As you begin your journey into machine learning, this guide will break down the perceptron model into simple, digestible concepts. You’ll learn about different types of perceptrons, how they’re trained, and their limitations that ultimately led to more sophisticated neural network architectures. Let’s begin!
Table of contents
- What is a Perceptron in Machine Learning?
- Why it matters in machine learning
- How a Perceptron Works: Step-by-Step
- 1) Inputs, weights, and bias
- 2) Calculating the weighted sum
- 3) Applying the activation function
- 4) Generating the output
- Types of Perceptron Models
- 1) Single-layer perceptron: basics and use cases
- 2) Multi-layer perceptron: structure and power
- Training a Perceptron: Learning Algorithm Explained
- A) What is the perceptron learning rule?
- B) Perceptron learning algorithm example
- C) How weights and bias are updated
- D) Convergence and stopping criteria
- Limitations and the Path to Deep Learning
- 1) The linear separability problem
- 2) The XOR problem and its impact
- 3) How multi-layer perceptrons solved it
- Concluding Thoughts…
- FAQs
- Q1. What is a perceptron in machine learning?
- Q2. How does a perceptron work?
- Q3. What are the limitations of a single-layer perceptron?
- Q4. How do multi-layer perceptrons differ from single-layer perceptrons?
- Q5. What is the perceptron learning rule?
What is a Perceptron in Machine Learning?
A perceptron is a binary classifier algorithm that determines whether an input belongs to a specific category or not. Created by Frank Rosenblatt in 1957, this mathematical model processes inputs through a set of weighted connections and produces a single binary output.
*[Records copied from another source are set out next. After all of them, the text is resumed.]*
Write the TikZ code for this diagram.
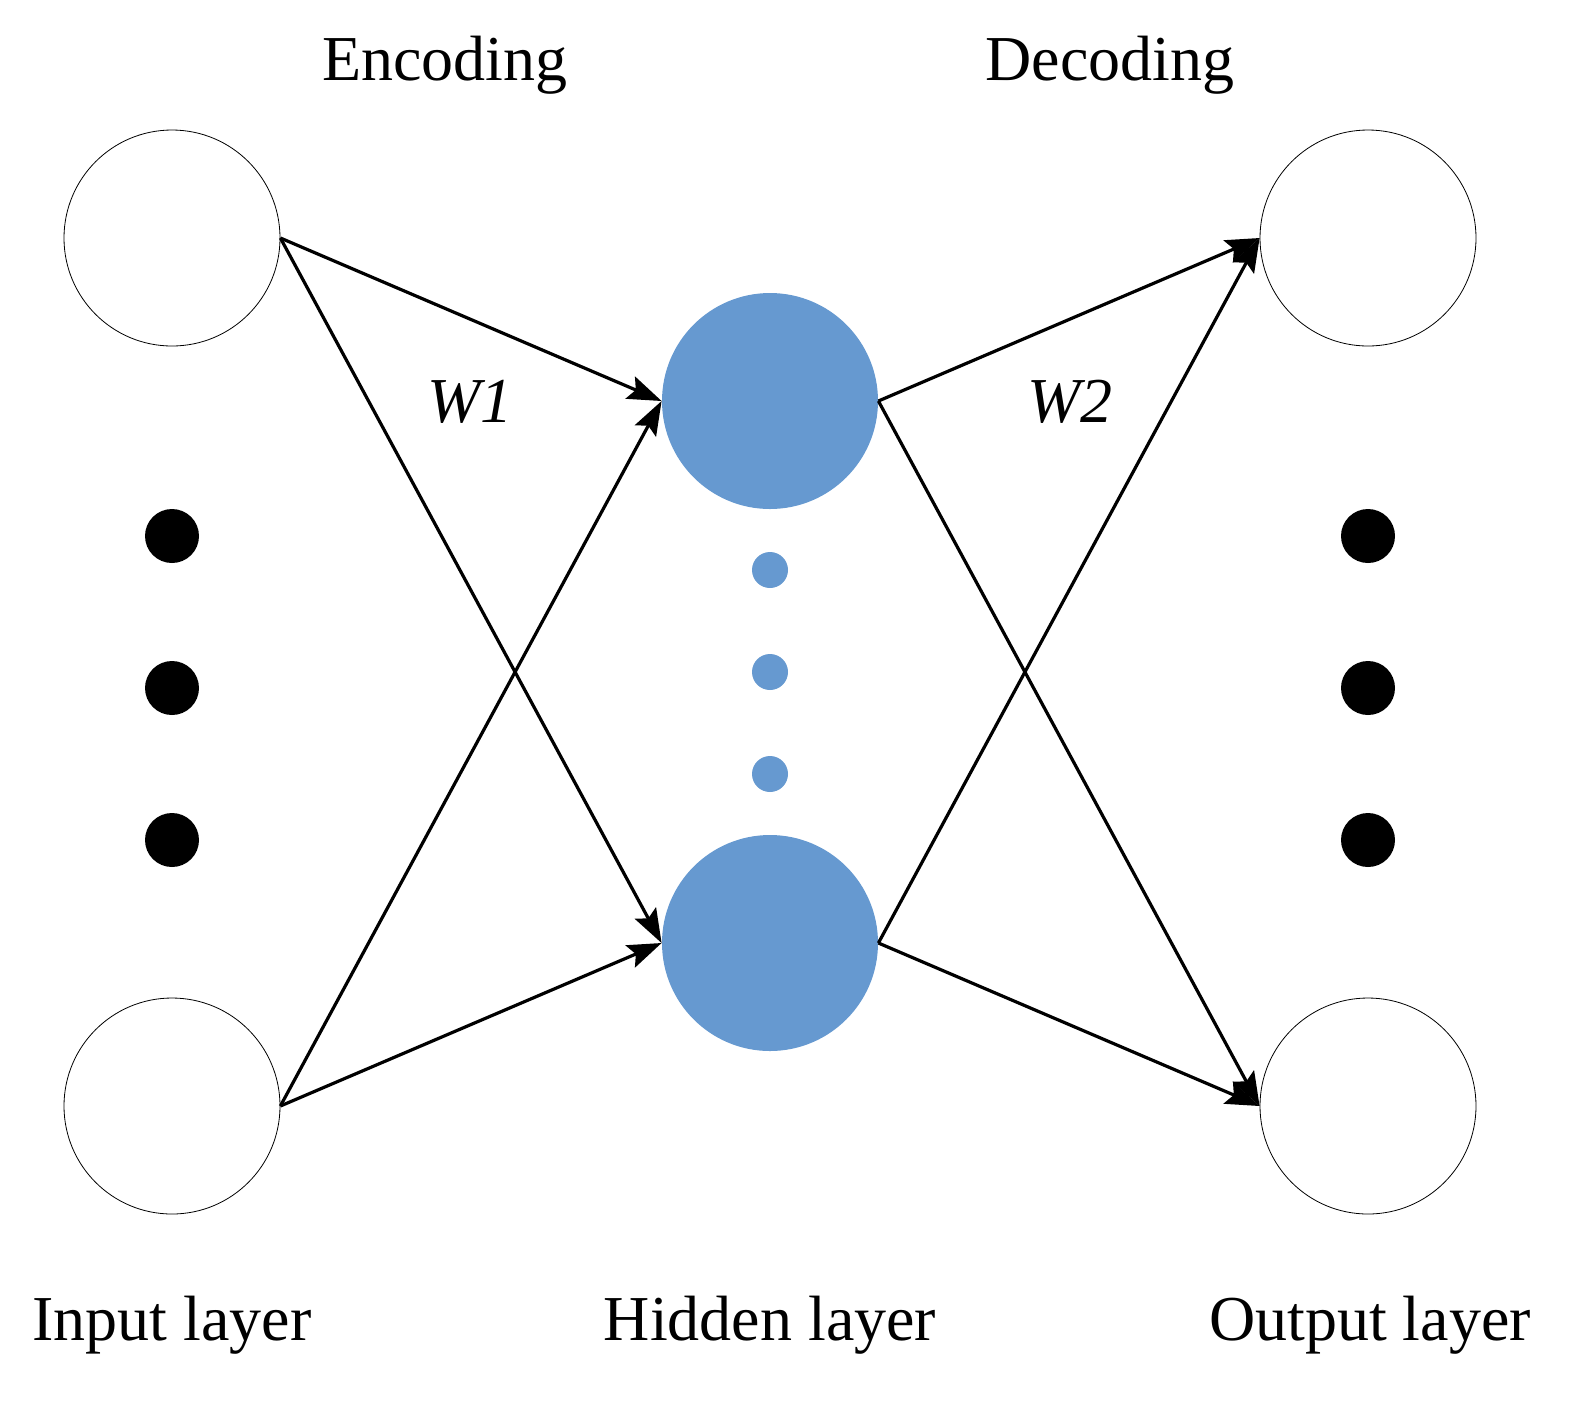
\documentclass[tikz,border=0pt]{standalone}
\usepackage{fontspec}
\setmainfont{Liberation Serif}
\usetikzlibrary{arrows.meta}
\definecolor{hid}{HTML}{6699D0}
\begin{document}
\begin{tikzpicture}[x=0.5pt,y=-0.5pt,
  io/.style={circle,draw,line width=0.4pt,minimum size=108pt,inner sep=0},
  hd/.style={circle,fill=hid,minimum size=108pt,inner sep=0},
  sd/.style={circle,fill=hid,minimum size=18pt,inner sep=0},
  bd/.style={circle,fill=black,minimum size=27pt,inner sep=0},
  lab/.style={font=\fontsize{32pt}{36pt}\selectfont},
  ar/.style={line width=1.6pt,-{Stealth[length=17pt,width=12pt,inset=3pt]}}]
\useasboundingbox (0,0) rectangle (1586,1405);
\node[io] (i1) at (172,238) {};
\node[io] (i2) at (172,1106) {};
\node[io] (o1) at (1368,238) {};
\node[io] (o2) at (1368,1106) {};
\node[hd] (h1) at (770,401) {};
\node[hd] (h2) at (770,943) {};
\foreach \y/\n in {570/1,672/2,774/3} \node[sd] (s\n) at (770,\y) {};
\foreach \y/\n in {536/1,688/2,840/3} {\node[bd] (l\n) at (172,\y) {}; \node[bd] (r\n) at (1368,\y) {};}
\draw[ar] (i1.east) -- (h1.west);
\draw[ar] (i1.east) -- (h2.west);
\draw[ar] (i2.east) -- (h1.west);
\draw[ar] (i2.east) -- (h2.west);
\draw[ar] (h1.east) -- (o1.west);
\draw[ar] (h1.east) -- (o2.west);
\draw[ar] (h2.east) -- (o1.west);
\draw[ar] (h2.east) -- (o2.west);
\node[lab] (enc) at (445,65) {Encoding};
\node[lab] (dec) at (1110,65) {Decoding};
\node[lab,font=\fontsize{32pt}{36pt}\selectfont\itshape] (w1) at (470,402) {W1};
\node[lab,font=\fontsize{32pt}{36pt}\selectfont\itshape] (w2) at (1070,402) {W2};
\node[lab] (il) at (172,1325) {Input layer};
\node[lab] (hl) at (770,1325) {Hidden layer};
\node[lab] (ol) at (1370,1325) {Output layer};
\end{tikzpicture}
\end{document}
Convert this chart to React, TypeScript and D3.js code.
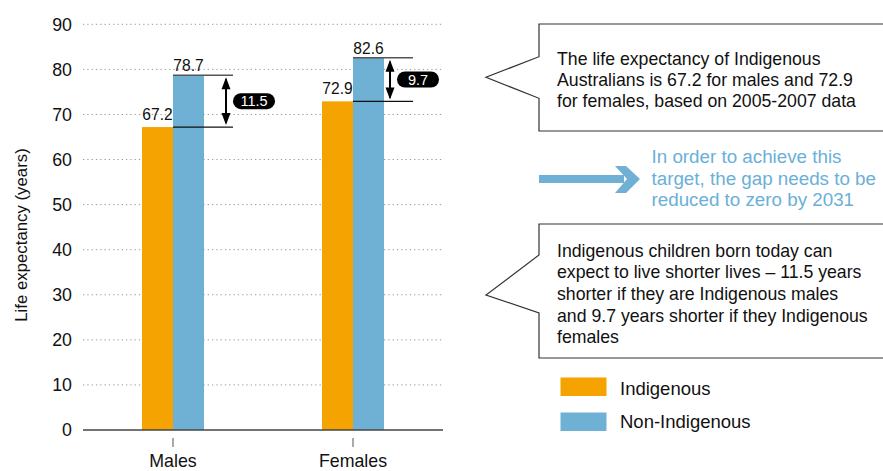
import React from "react";
import * as d3 from "d3";

const categories = ["Males", "Females"];
const indigenous = [67.2, 72.9];
const nonIndigenous = [78.7, 82.6];
const gaps = ["11.5", "9.7"];
const yTicks = [0, 10, 20, 30, 40, 50, 60, 70, 80, 90];
const seriesNames = ["Indigenous", "Non-Indigenous"];
const callout1 = [
  "The life expectancy of Indigenous",
  "Australians is 67.2 for males and 72.9",
  "for females, based on 2005-2007 data",
];
const callout2 = [
  "Indigenous children born today can",
  "expect to live shorter lives \u2013 11.5 years",
  "shorter if they are Indigenous males",
  "and 9.7 years shorter if they Indigenous",
  "females",
];
const targetText = [
  "In order to achieve this",
  "target, the gap needs to be",
  "reduced to zero by 2031",
];

const ORANGE = "#F4A300";
const BLUE = "#6FB1D5";
const FONT = "'Liberation Sans', Arial, Helvetica, sans-serif";

// layout per category for the gap annotation
const gapLayout = [
  { arrowX: 53, pillX: 60, lineLen: 60 },
  { arrowX: 37, pillX: 44, lineLen: 60 },
];

export default function App() {
  const x = d3.scaleBand<string>().domain(categories).range([83, 443]).padding(0);
  const y = d3.scaleLinear().domain([0, 90]).range([430, 24.3]);
  const barW = 31;

  return (
    <svg
      width={883}
      height={471}
      style={{ position: "absolute", left: 0, top: 0, fontFamily: FONT }}
    >
      <rect width={883} height={471} fill="#fff" />
      {yTicks.filter((t) => t > 0).map((t) => (
        <line
          key={t}
          x1={83}
          x2={443}
          y1={y(t)}
          y2={y(t)}
          stroke="#9a9a9a"
          strokeWidth={1}
          strokeDasharray="1.3,3"
        />
      ))}
      {yTicks.map((t) => (
        <text key={t} x={72} y={y(t)} dy="0.36em" textAnchor="end" fontSize={17.8} fill="#111">
          {t}
        </text>
      ))}
      <text transform="translate(27,235) rotate(-90)" textAnchor="middle" fontSize={16.8} fill="#111">
        Life expectancy (years)
      </text>
      {categories.map((c, i) => {
        const cx = (x(c) as number) + x.bandwidth() / 2;
        return (
          <g key={c}>
            <rect x={cx - barW} y={y(indigenous[i])} width={barW} height={y(0) - y(indigenous[i])} fill={ORANGE} />
            <rect x={cx} y={y(nonIndigenous[i])} width={barW} height={y(0) - y(nonIndigenous[i])} fill={BLUE} />
            <text x={cx - barW / 2} y={y(indigenous[i]) - 7} textAnchor="middle" fontSize={15.6} fill="#111">
              {indigenous[i].toFixed(1)}
            </text>
            <text x={cx + barW / 2} y={y(nonIndigenous[i]) - 4} textAnchor="middle" fontSize={15.6} fill="#111">
              {nonIndigenous[i].toFixed(1)}
            </text>
            <line x1={cx} x2={cx} y1={438} y2={447} stroke="#555" strokeWidth={1} />
            <text x={cx} y={467} textAnchor="middle" fontSize={17.8} fill="#111">
              {c}
            </text>
          </g>
        );
      })}
      <line x1={83} x2={443} y1={y(0)} y2={y(0)} stroke="#444" strokeWidth={1.5} />
      {categories.map((c, i) => {
        const cx = (x(c) as number) + x.bandwidth() / 2;
        const L = gapLayout[i];
        const yTop = y(nonIndigenous[i]);
        const yBot = y(indigenous[i]);
        const ax = cx + L.arrowX;
        const mid = (yTop + yBot) / 2;
        const head = 12;
        return (
          <g key={"gap" + c}>
            <line x1={cx} x2={cx + L.lineLen} y1={yTop} y2={yTop} stroke="#555" strokeWidth={1.5} />
            <line x1={cx} x2={cx + L.lineLen} y1={yBot} y2={yBot} stroke="#111" strokeWidth={1.3} />
            <line x1={ax} x2={ax} y1={yTop + 4} y2={yBot - 4} stroke="#000" strokeWidth={2} />
            <path d={`M${ax},${yTop + 2} L${ax - 4.5},${yTop + 2 + head} L${ax + 4.5},${yTop + 2 + head} Z`} fill="#000" />
            <path d={`M${ax},${yBot - 2} L${ax - 4.5},${yBot - 2 - head} L${ax + 4.5},${yBot - 2 - head} Z`} fill="#000" />
            <rect x={cx + L.pillX} y={mid - 8} width={42} height={16} rx={8} fill="#000" />
            <text x={cx + L.pillX + 21} y={mid} dy="0.36em" textAnchor="middle" fontSize={14.5} fill="#fff">
              {gaps[i]}
            </text>
          </g>
        );
      })}
      <path d="M539,24 H892 V131 H539 V98.3 L486,77.3 L539,56.7 Z" fill="#fff" stroke="#333" strokeWidth={1.2} />
      {callout1.map((t, i) => (
        <text key={i} x={557} y={65 + i * 21.2} fontSize={17.7} fill="#111">
          {t}
        </text>
      ))}
      <rect x={539} y={175} width={85} height={8} fill={BLUE} />
      <path d="M615,166 L626,166 L640,179 L626,193 L615,193 L627,179 Z" fill={BLUE} />
      {targetText.map((t, i) => (
        <text key={i} x={651.5} y={163 + i * 21.5} fontSize={18.8} fill="#6AB0D8">
          {t}
        </text>
      ))}
      <path d="M539,224 H892 V358 H539 V313 L486,295 L539,255 Z" fill="#fff" stroke="#333" strokeWidth={1.2} />
      {callout2.map((t, i) => (
        <text key={i} x={557} y={256.7 + i * 21.65} fontSize={17.7} fill="#111">
          {t}
        </text>
      ))}
      {seriesNames.map((s, i) => (
        <g key={s}>
          <rect x={560.5} y={377.5 + i * 35} width={46} height={18.5} fill={i === 0 ? ORANGE : BLUE} />
          <text x={620} y={394.5 + i * 33.5} fontSize={18.5} fill="#111">
            {s}
          </text>
        </g>
      ))}
    </svg>
  );
}
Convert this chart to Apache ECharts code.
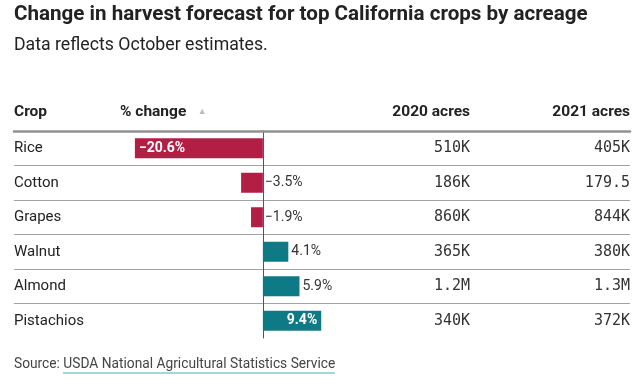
<!DOCTYPE html>
<html>
<head>
<meta charset="utf-8">
<script src="https://cdn.jsdelivr.net/npm/echarts@6/dist/echarts.min.js"></script>
<style>html,body{margin:0;padding:0;background:#fff}#c{width:644px;height:388px}</style>
</head>
<body>
<div id="c"></div>
<script>
const crops = ['Rice', 'Cotton', 'Grapes', 'Walnut', 'Almond', 'Pistachios'];
const pctChange = [-20.6, -3.5, -1.9, 4.1, 5.9, 9.4];
const acres2020 = ['510K', '186K', '860K', '365K', '1.2M', '340K'];
const acres2021 = ['405K', '179.5', '844K', '380K', '1.3M', '372K'];
const headers = ['Crop', '% change', '2020 acres', '2021 acres'];
const titleText = 'Change in harvest forecast for top California crops by acreage';
const subtitleText = 'Data reflects October estimates.';
const sourceLabel = 'Source: ';
const sourceName = 'USDA National Agricultural Statistics Service';

const RED = '#B21E44';
const TEAL = '#0E7A86';
const body = "'Roboto', 'Noto Sans', sans-serif";
const mono = "'DejaVu Sans Mono', 'Liberation Mono', monospace";

const fmt = v => (v < 0 ? '\u2212' + Math.abs(v).toFixed(1) : v.toFixed(1)) + '%';

const minV = Math.min(...pctChange);
const maxV = Math.max(...pctChange);
const barData = pctChange.map(v => {
  let label;
  if (v === minV) {
    label = { position: 'insideLeft', distance: 4, color: '#fff', fontWeight: 'bold' };
  } else if (v === maxV) {
    label = { position: 'insideRight', distance: 4, color: '#fff', fontWeight: 'bold' };
  } else {
    label = { position: 'right', distance: v < 0 ? 2 : 3, color: '#333' };
  }
  return { value: v, itemStyle: { color: v < 0 ? RED : TEAL }, label };
});

const chart = echarts.init(document.getElementById('c'), null, { renderer: 'canvas' });
const sepColors = ['rgba(0,0,0,0)', '#a3a3a3', '#a3a3a3', '#a3a3a3', '#a3a3a3', '#a3a3a3', 'rgba(0,0,0,0)'];
const hdrStyle = { fontSize: 15.5, fontWeight: 'bold', color: '#222', fontFamily: body };

chart.setOption({
  animation: false,
  backgroundColor: '#fff',
  title: [
    { text: titleText, left: 14, top: 4, padding: 0,
      textStyle: { fontSize: 20.6, fontWeight: 'bold', color: '#222', fontFamily: body } },
    { text: subtitleText, left: 14, top: 37, padding: 0,
      textStyle: { fontSize: 17.7, fontWeight: 'normal', color: '#222', fontFamily: body } },
    { text: headers[0], left: 14, top: 104, padding: 0, textStyle: hdrStyle },
    { text: headers[1] + '   {tri|\u25B2}', left: 120, top: 104, padding: 0,
      textStyle: Object.assign({}, hdrStyle, {
        rich: { tri: { fontSize: 9, color: '#bbb', fontFamily: body } } }) },
    { text: headers[2], right: 174, top: 104, padding: 0, textStyle: hdrStyle },
    { text: headers[3], right: 14, top: 104, padding: 0, textStyle: hdrStyle },
    { text: sourceLabel + '{u|' + sourceName + '}', left: 14, top: 358, padding: 0,
      textStyle: { fontSize: 13.75, fontWeight: 'normal', color: '#444', fontFamily: body,
        rich: { u: { fontSize: 13.75, color: '#444', fontFamily: body } } } }
  ],
  graphic: [
    { type: 'line', shape: { x1: 63, y1: 373, x2: 335, y2: 373 },
      style: { stroke: '#4aabb8', lineWidth: 1 } }
  ],
  grid: [
    { left: 120, width: 279.5, top: 131, height: 207 },
    { left: 14, right: 14, top: 131, height: 207 },
    { left: 14, right: 174, top: 131, height: 207 }
  ],
  xAxis: [
    { gridIndex: 0, type: 'value', min: -23, max: 22, show: false },
    { gridIndex: 1, type: 'value', min: 0, max: 1, position: 'top',
      axisLine: { show: true, onZero: false, lineStyle: { color: '#919191', width: 2.5 } },
      axisTick: { show: false }, axisLabel: { show: false }, splitLine: { show: false } },
    { gridIndex: 2, type: 'value', min: 0, max: 1, show: false }
  ],
  yAxis: [
    { gridIndex: 0, type: 'category', data: crops, inverse: true,
      axisLine: { show: true, onZero: true, lineStyle: { color: '#555', width: 1 } },
      axisTick: { show: false }, axisLabel: { show: false }, splitLine: { show: false } },
    { gridIndex: 1, type: 'category', data: crops, inverse: true, position: 'left',
      axisLine: { show: false }, axisTick: { show: false },
      axisLabel: { inside: true, margin: 0, fontSize: 15, color: '#222', fontFamily: body },
      splitLine: { show: true, lineStyle: { color: sepColors, width: 1 } } },
    { gridIndex: 1, type: 'category', data: acres2021, inverse: true, position: 'right',
      axisLine: { show: false }, axisTick: { show: false },
      axisLabel: { inside: true, margin: 0, fontSize: 15, color: '#333', fontFamily: mono },
      splitLine: { show: false } },
    { gridIndex: 2, type: 'category', data: acres2020, inverse: true, position: 'right',
      axisLine: { show: false }, axisTick: { show: false },
      axisLabel: { inside: true, margin: 0, fontSize: 15, color: '#333', fontFamily: mono },
      splitLine: { show: false } }
  ],
  series: [
    { type: 'bar', xAxisIndex: 0, yAxisIndex: 0, barWidth: 20, data: barData,
      label: { show: true, fontSize: 14, fontFamily: body, formatter: p => fmt(p.value) } }
  ]
});
</script>
</body>
</html>
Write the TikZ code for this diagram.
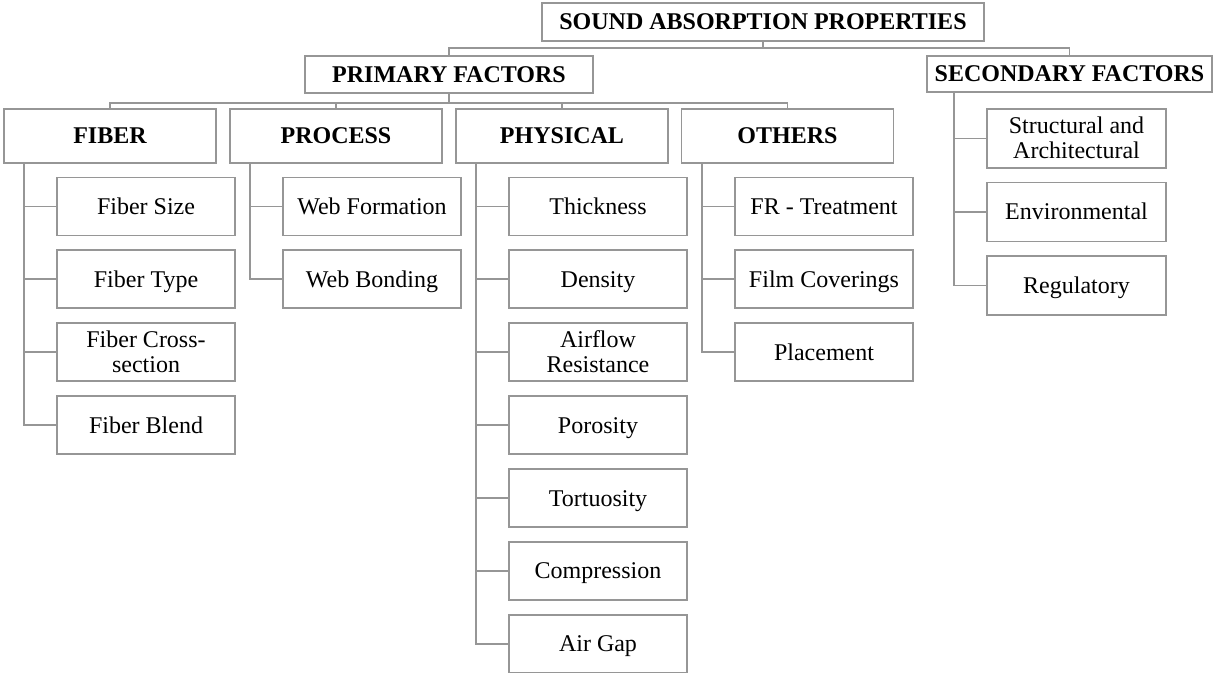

The structure of a perceptron in machine learning includes several key components:
- Inputs: Values representing features or properties of the data
- Weights: Numbers that indicate the importance of each input
- Bias: An additional parameter that helps adjust the output
- Weighted sum: The combined inputs multiplied by their respective weights
- Activation function: Typically a step function that converts the weighted sum into a binary output
The perceptron functions by taking numerical inputs, multiplying them with weights, summing these products along with the bias, and passing this sum through an activation function to generate a final classification output.
Why it matters in machine learning
The significance of perceptrons extends beyond their simple structure. As the simplest form of a neural network, perceptrons laid the groundwork for more advanced AI systems we use today.
Despite being developed over 60 years ago, the perceptron algorithm remains fundamental to how we train deep networks today. This model proved that machines could learn to recognize patterns and make predictions based on data, establishing the foundation for supervised learning techniques.
Furthermore, perceptrons demonstrated the possibility of creating computational systems that could adapt and improve over time. By adjusting weights through training, these models introduced the concept of machine learning as we understand it today.
How a Perceptron Works: Step-by-Step
Understanding how a perceptron in machine learning works requires breaking down its computational process into simple, sequential steps. The perceptron model in machine learning processes information through four key stages that transform raw inputs into meaningful classifications.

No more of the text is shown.